[start]
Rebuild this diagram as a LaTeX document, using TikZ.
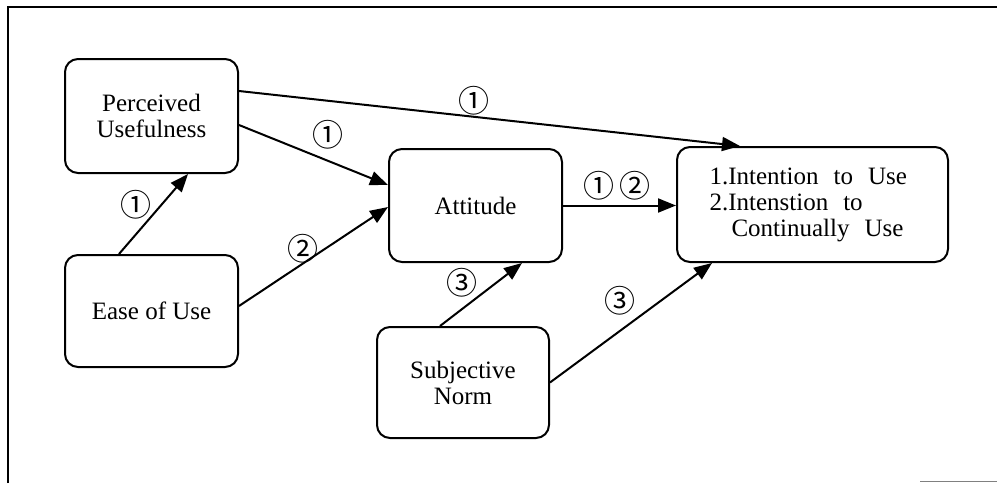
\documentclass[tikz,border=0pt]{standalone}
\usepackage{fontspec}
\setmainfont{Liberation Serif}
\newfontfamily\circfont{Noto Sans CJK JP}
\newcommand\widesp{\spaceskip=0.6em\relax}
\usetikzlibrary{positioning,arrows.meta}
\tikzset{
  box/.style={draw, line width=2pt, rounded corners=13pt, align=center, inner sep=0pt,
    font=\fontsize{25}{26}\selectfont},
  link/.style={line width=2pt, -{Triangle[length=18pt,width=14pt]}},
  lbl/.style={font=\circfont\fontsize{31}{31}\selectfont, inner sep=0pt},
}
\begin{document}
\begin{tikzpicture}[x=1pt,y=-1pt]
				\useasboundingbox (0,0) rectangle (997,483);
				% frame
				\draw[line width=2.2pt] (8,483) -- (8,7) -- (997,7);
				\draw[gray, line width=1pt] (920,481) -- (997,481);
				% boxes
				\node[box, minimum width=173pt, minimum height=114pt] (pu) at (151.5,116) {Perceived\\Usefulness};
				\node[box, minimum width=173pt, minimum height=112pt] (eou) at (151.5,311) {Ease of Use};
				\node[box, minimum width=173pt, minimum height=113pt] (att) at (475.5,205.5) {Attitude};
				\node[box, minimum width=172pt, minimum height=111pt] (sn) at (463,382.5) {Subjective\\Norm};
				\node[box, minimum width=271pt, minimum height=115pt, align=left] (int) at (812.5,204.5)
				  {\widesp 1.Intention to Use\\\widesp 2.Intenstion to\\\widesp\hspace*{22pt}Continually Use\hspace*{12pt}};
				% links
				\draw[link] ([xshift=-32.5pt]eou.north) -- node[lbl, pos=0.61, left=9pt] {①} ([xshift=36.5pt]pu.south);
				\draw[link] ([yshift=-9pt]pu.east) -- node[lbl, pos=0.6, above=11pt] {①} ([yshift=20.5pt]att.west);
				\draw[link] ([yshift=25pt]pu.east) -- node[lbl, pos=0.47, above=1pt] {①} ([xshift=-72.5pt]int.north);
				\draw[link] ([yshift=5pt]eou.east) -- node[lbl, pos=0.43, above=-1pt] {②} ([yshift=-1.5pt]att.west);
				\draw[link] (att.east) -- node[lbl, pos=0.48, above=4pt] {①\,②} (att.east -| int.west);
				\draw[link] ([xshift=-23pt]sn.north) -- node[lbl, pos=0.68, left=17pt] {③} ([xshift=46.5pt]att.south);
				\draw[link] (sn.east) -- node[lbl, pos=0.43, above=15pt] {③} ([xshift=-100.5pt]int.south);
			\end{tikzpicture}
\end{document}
[end]
● TASK OBJECTIVE: Write the listing above out again exactly, dropping each image.

● EXERCISE RESULT:
Rebuild this diagram as a LaTeX document, using TikZ.
\documentclass[tikz,border=0pt]{standalone}
\usepackage{fontspec}
\setmainfont{Liberation Serif}
\newfontfamily\circfont{Noto Sans CJK JP}
\newcommand\widesp{\spaceskip=0.6em\relax}
\usetikzlibrary{positioning,arrows.meta}
\tikzset{
  box/.style={draw, line width=2pt, rounded corners=13pt, align=center, inner sep=0pt,
    font=\fontsize{25}{26}\selectfont},
  link/.style={line width=2pt, -{Triangle[length=18pt,width=14pt]}},
  lbl/.style={font=\circfont\fontsize{31}{31}\selectfont, inner sep=0pt},
}
\begin{document}
\begin{tikzpicture}[x=1pt,y=-1pt]
				\useasboundingbox (0,0) rectangle (997,483);
				% frame
				\draw[line width=2.2pt] (8,483) -- (8,7) -- (997,7);
				\draw[gray, line width=1pt] (920,481) -- (997,481);
				% boxes
				\node[box, minimum width=173pt, minimum height=114pt] (pu) at (151.5,116) {Perceived\\Usefulness};
				\node[box, minimum width=173pt, minimum height=112pt] (eou) at (151.5,311) {Ease of Use};
				\node[box, minimum width=173pt, minimum height=113pt] (att) at (475.5,205.5) {Attitude};
				\node[box, minimum width=172pt, minimum height=111pt] (sn) at (463,382.5) {Subjective\\Norm};
				\node[box, minimum width=271pt, minimum height=115pt, align=left] (int) at (812.5,204.5)
				  {\widesp 1.Intention to Use\\\widesp 2.Intenstion to\\\widesp\hspace*{22pt}Continually Use\hspace*{12pt}};
				% links
				\draw[link] ([xshift=-32.5pt]eou.north) -- node[lbl, pos=0.61, left=9pt] {①} ([xshift=36.5pt]pu.south);
				\draw[link] ([yshift=-9pt]pu.east) -- node[lbl, pos=0.6, above=11pt] {①} ([yshift=20.5pt]att.west);
				\draw[link] ([yshift=25pt]pu.east) -- node[lbl, pos=0.47, above=1pt] {①} ([xshift=-72.5pt]int.north);
				\draw[link] ([yshift=5pt]eou.east) -- node[lbl, pos=0.43, above=-1pt] {②} ([yshift=-1.5pt]att.west);
				\draw[link] (att.east) -- node[lbl, pos=0.48, above=4pt] {①\,②} (att.east -| int.west);
				\draw[link] ([xshift=-23pt]sn.north) -- node[lbl, pos=0.68, left=17pt] {③} ([xshift=46.5pt]att.south);
				\draw[link] (sn.east) -- node[lbl, pos=0.43, above=15pt] {③} ([xshift=-100.5pt]int.south);
			\end{tikzpicture}
\end{document}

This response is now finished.